The Analogy: Instead of a human trying every single combination of LEGO bricks to see which ones make a stable tower, they released a "digital swarm of bees."

• The bees fly around randomly, building tiny towers.
• When a bee finds a tower that is even slightly stable, it "reproduces," and its "offspring" (new digital combinations) start building near that successful spot.
• Over time, the swarm evolves, eventually finding the perfect, most stable tower configurations that satisfy all the laws of physics.

5. The Result: "Finding the Sweet Spot"

By using this AI approach, the researchers found "pockets" in the math where:

1. The universe is stable (the house of cards doesn't fall).
2. The math follows all known laws (unitarity and precision observables).
3. Most importantly: There is a particle that perfectly explains the amount of Dark Matter we see in space.

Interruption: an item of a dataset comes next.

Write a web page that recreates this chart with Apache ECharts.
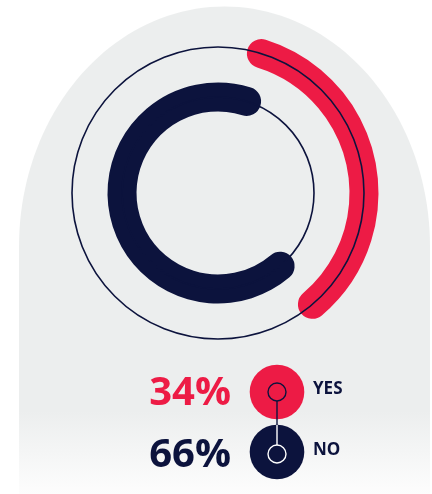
<!DOCTYPE html>
<html>
<head>
<meta charset="utf-8">
<script src="https://cdn.jsdelivr.net/npm/echarts@6/dist/echarts.min.js"></script>
<style>
  html, body { margin: 0; padding: 0; background: #ffffff; }
  #chart { width: 432px; height: 494px; }
</style>
</head>
<body>
<div id="chart"></div>
<script>
// Survey answers: share of respondents per answer (percent)
const answers = ['YES', 'NO'];
const shares = [34, 66];
const answerColors = ['#ED1B45', '#0C133D'];

// Ring order on the radius axis, inner ring first
const rings = ['NO', 'YES'];

const NAVY = '#0C133D';
const RED = '#ED1B45';
const FONT = '"Open Sans", "Noto Sans", sans-serif';

const yesShare = shares[answers.indexOf('YES')];
const noShare = shares[answers.indexOf('NO')];
const total = shares.reduce((a, b) => a + b, 0);

// Arched backdrop: half-ellipse top on a straight-sided panel
function archPoints(left, right, top, bottom, ry) {
  const cx = (left + right) / 2;
  const rx = (right - left) / 2;
  const cy = top + ry;
  const pts = [];
  for (let i = 0; i <= 90; i++) {
    const t = Math.PI - (i / 90) * Math.PI;
    pts.push([cx + rx * Math.cos(t), cy - ry * Math.sin(t)]);
  }
  pts.push([right, bottom]);
  pts.push([left, bottom]);
  return pts;
}

const chart = echarts.init(document.getElementById('chart'), null, { renderer: 'canvas' });

// all ring bars share one stack so each ring gets the full bar width
const ringBar = {
  type: 'bar',
  coordinateSystem: 'polar',
  stack: 'rings',
  barWidth: 29,
  clip: false
};

const option = {
  animation: false,
  backgroundColor: '#ffffff',
  polar: {
    center: [218, 193],
    radius: [96, 146]
  },
  angleAxis: {
    type: 'value',
    min: 0,
    max: total,
    startAngle: 72.7,
    clockwise: true,
    show: false
  },
  radiusAxis: {
    type: 'category',
    data: rings,
    boundaryGap: false,
    z: 10,
    axisLine: { show: false },
    axisTick: { show: false },
    axisLabel: { show: false },
    splitLine: {
      show: true,
      lineStyle: { color: NAVY, width: 1.6 }
    }
  },
  series: [
    Object.assign({}, ringBar, {
      // leading gap on the inner ring, so NO continues where YES ends
      name: 'offset',
      silent: true,
      itemStyle: { color: 'rgba(0,0,0,0)' },
      data: rings.map(r => (r === 'NO' ? yesShare : '-'))
    }),
    Object.assign({}, ringBar, {
      name: 'NO',
      roundCap: true,
      itemStyle: { color: answerColors[1] },
      data: rings.map(r => (r === 'NO' ? noShare : '-'))
    }),
    Object.assign({}, ringBar, {
      name: 'YES',
      roundCap: true,
      itemStyle: { color: answerColors[0] },
      data: rings.map(r => (r === 'YES' ? yesShare : '-'))
    })
  ],
  graphic: [
    {
      type: 'polygon',
      z: -10,
      silent: true,
      shape: { points: archPoints(19, 430, 6.5, 494, 240) },
      style: {
        fill: new echarts.graphic.LinearGradient(0, 0, 0, 1, [
          { offset: 0, color: '#ECEEEE' },
          { offset: 0.83, color: '#ECEEEE' },
          { offset: 1, color: '#FDFDFD' }
        ])
      }
    },
    // key: percentages, answer dots and connector
    {
      type: 'text',
      z: 100,
      style: {
        text: yesShare + '%',
        x: 231, y: 394,
        textAlign: 'right', textVerticalAlign: 'middle',
        fill: RED,
        font: 'bold 40px ' + FONT
      }
    },
    {
      type: 'text',
      z: 100,
      style: {
        text: noShare + '%',
        x: 231, y: 456,
        textAlign: 'right', textVerticalAlign: 'middle',
        fill: NAVY,
        font: 'bold 40px ' + FONT
      }
    },
    {
      type: 'circle', z: 100,
      shape: { cx: 277, cy: 392, r: 27.3 },
      style: { fill: answerColors[0] }
    },
    {
      type: 'circle', z: 100,
      shape: { cx: 277, cy: 452, r: 27.3 },
      style: { fill: answerColors[1] }
    },
    {
      type: 'line', z: 101,
      shape: { x1: 277, y1: 401, x2: 277, y2: 425 },
      style: { stroke: NAVY, lineWidth: 1.4 }
    },
    {
      type: 'line', z: 101,
      shape: { x1: 277, y1: 425, x2: 277, y2: 445 },
      style: { stroke: '#ffffff', lineWidth: 1.4 }
    },
    {
      type: 'circle', z: 102,
      shape: { cx: 277, cy: 392, r: 9 },
      style: { fill: answerColors[0], stroke: NAVY, lineWidth: 1.4 }
    },
    {
      type: 'circle', z: 102,
      shape: { cx: 277, cy: 454, r: 9 },
      style: { fill: answerColors[1], stroke: '#ffffff', lineWidth: 1.4 }
    },
    {
      type: 'text', z: 100,
      style: {
        text: answers[0],
        x: 313, y: 389,
        textAlign: 'left', textVerticalAlign: 'middle',
        fill: NAVY,
        font: 'bold 17px ' + FONT
      }
    },
    {
      type: 'text', z: 100,
      style: {
        text: answers[1],
        x: 313, y: 450,
        textAlign: 'left', textVerticalAlign: 'middle',
        fill: NAVY,
        font: 'bold 17px ' + FONT
      }
    }
  ]
};

chart.setOption(option);
</script>
</body>
</html>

The Bottom Line: The paper proves that this specific, complex "soup" is a mathematically viable way to explain why the universe exists and where the invisible Dark Matter comes from, and they used cutting-edge AI to find the needle in the cosmic haystack.

Technical Summary

This paper, titled "Machine Learning in the 2HDM2S model for Dark Matter," presents a comprehensive theoretical and computational study of a specific extension of the Two-Higgs-Doublet Model (2HDM). The authors explore whether adding two real scalar singlets to a Type-II 2HDM can provide a viable Dark Matter (DM) candidate while remaining consistent with a vast array of experimental and theoretical constraints.

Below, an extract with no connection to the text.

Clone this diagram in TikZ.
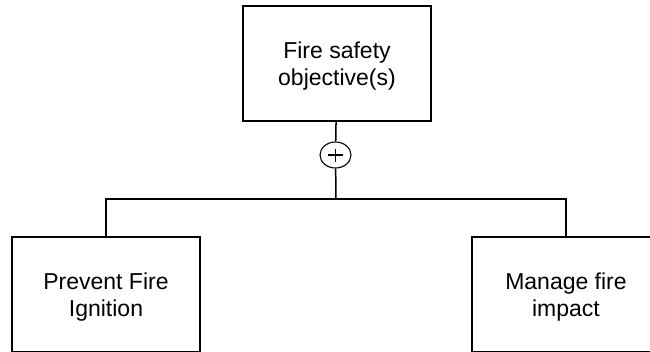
\documentclass[tikz,border=0pt]{standalone}
\usepackage{fontspec}
\setmainfont{Liberation Sans}
\usetikzlibrary{positioning}
\usetikzlibrary{calc}
\usetikzlibrary{shapes.geometric}
\tikzstyle{goalbox}=[rectangle,draw=black,fill=white,line width=1.8pt,minimum width=188pt,minimum height=115pt,inner sep=0pt,align=center,text depth=0pt,font=\fontsize{23}{27}\selectfont]
\tikzstyle{orgate}=[ellipse,draw=black,fill=white,line width=1.1pt,minimum width=31pt,minimum height=26pt,inner sep=0pt,
  path picture={\draw[line width=1.1pt] ($(path picture bounding box.center)+(-7.5pt,0)$) -- ($(path picture bounding box.center)+(7.5pt,0)$);
                \draw[line width=1.1pt] ($(path picture bounding box.center)+(0,-6.5pt)$) -- ($(path picture bounding box.center)+(0,6.5pt)$);}]
\tikzstyle{link}=[line width=1.5pt]

\begin{document}
\begin{tikzpicture}[x=1pt,y=-1pt]
\clip (0,0) rectangle (650,351);

%objective
\node[goalbox] (objective) at (337,63.5) {Fire safety\\objective(s)};
\node[orgate] (plus) at (335.5,155) {};
\coordinate (split) at (336,199);

%sub goals
\foreach \pos/\name/\label in {{(106,294.5)/ignition/{Prevent Fire\\Ignition}}, {(566,294.5)/impact/{Manage fire\\impact}}}
    \node[goalbox] (\name) at \pos {\label};

\draw[link] (objective) -- (plus);
\draw[link] (plus) -- (split);
\foreach \dest in {ignition, impact}
    \draw[link] (split) -| (\dest);

\end{tikzpicture}
\end{document}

1. The Problem: The Dark Matter Puzzle and Model Complexity

The Standard Model (SM) fails to explain several cosmological phenomena, most notably the nature of Dark Matter. While many extensions exist, the authors note a growing tension in existing models (like the N2HDM) between the relic density required by Planck observations and the increasingly stringent exclusion limits from direct detection experiments (e.g., LZ).

The challenge in exploring new models like the 2HDM2S (2HDM + two real scalar singlets) is the high dimensionality of the parameter space. A traditional "brute-force" random scan is computationally inefficient and often fails to find the narrow "islands" of parameter space where all theoretical (unitarity, stability) and experimental (LHC, direct/indirect detection) constraints are simultaneously satisfied.

2. Methodology: A Multi-Pronged Approach

The authors employ three distinct sampling strategies to explore the 22-parameter space of the 2HDM2S:

• Traditional Random Scan: A baseline approach using random sampling across the full parameter space.
• Alignment Limit Scan: A targeted scan focusing on the region where the lightest Higgs boson ($h_1$) behaves most like the SM Higgs ($\alpha_1 \approx -\beta$).
• Machine Learning (Evolutionary Strategies): The core innovation. They use the Covariance Matrix Adaptation Evolutionary Strategy (CMA-ES). To prevent the algorithm from getting stuck in local optima (a common issue with evolutionary methods), they implement a "Novelty Reward" using the Histogram Based Outlier System (HBOS). This penalizes the algorithm for finding points in already-crowded regions, forcing it to explore new, diverse areas of the parameter space.

Computational Tools:

• Theoretical Constraints: Analytical derivation of Bounded From Below (BFB) conditions, vacuum stability, and perturbative unitarity.
• Experimental Constraints: Implementation of HiggsTools (for LHC Higgs data), micrOMEGAs (for relic density and DM scattering), and comparison with LZ 2024 (direct detection) and Fermi-LAT/HESS (indirect detection).

3. Key Contributions

• Theoretical Framework: The paper provides the first complete analytical treatment of the 2HDM2S scalar potential, including the complex vacuum structure (identifying N, Ns, Np, Nsp, CB, and CP vacua) and the sufficient conditions for the potential to be Bounded From Below (BFB).
• Vacuum Stability Analysis: A rigorous mathematical derivation of the conditions required to ensure the desired "inert" vacuum (where singlets do not acquire a VEV) is the global minimum.
• ML Optimization for BSM Physics: Demonstrating that CMA-ES, when augmented with novelty detection, can efficiently find viable DM candidates in high-dimensional spaces that traditional scans miss.

4. Results

• Efficiency of ML: The random and alignment scans were largely unsuccessful in finding points that satisfied all constraints (especially relic density + direct detection). In contrast, the ML approach successfully identified a wide range of viable parameter points.
• DM Mass Range: The model allows for a viable DM candidate across a broad mass spectrum, from approximately $62.5\text{ GeV}$ ($m_{h1}/2$) up to $1000\text{ GeV}$.
• Direct Detection & The "Neutrino Fog": A significant finding is that many valid points in the 2HDM2S model lie within the "neutrino fog" (the region where DM signals are indistinguishable from neutrino backgrounds). This implies that the model is highly resilient and may not be easily excluded by upcoming direct detection experiments like DarkSide-20k or XLZD.
• Indirect Detection: The authors found that current indirect detection constraints (annihilation into $WW, ZZ,$ or $b\bar{b}$) do not significantly restrict the parameter space once the correct relic density is satisfied.

5. Significance

This work is significant both for particle physics and computational methodology.

Physically, it demonstrates that the 2HDM2S is a robust candidate for WIMP Dark Matter that can survive the "squeeze" of modern experimental limits. Methodologically, it provides a blueprint for using Machine Learning with novelty rewards to navigate the increasingly complex landscapes of Beyond the Standard Model (BSM) physics, suggesting that AI is essential for discovering viable physics in high-dimensional parameter spaces.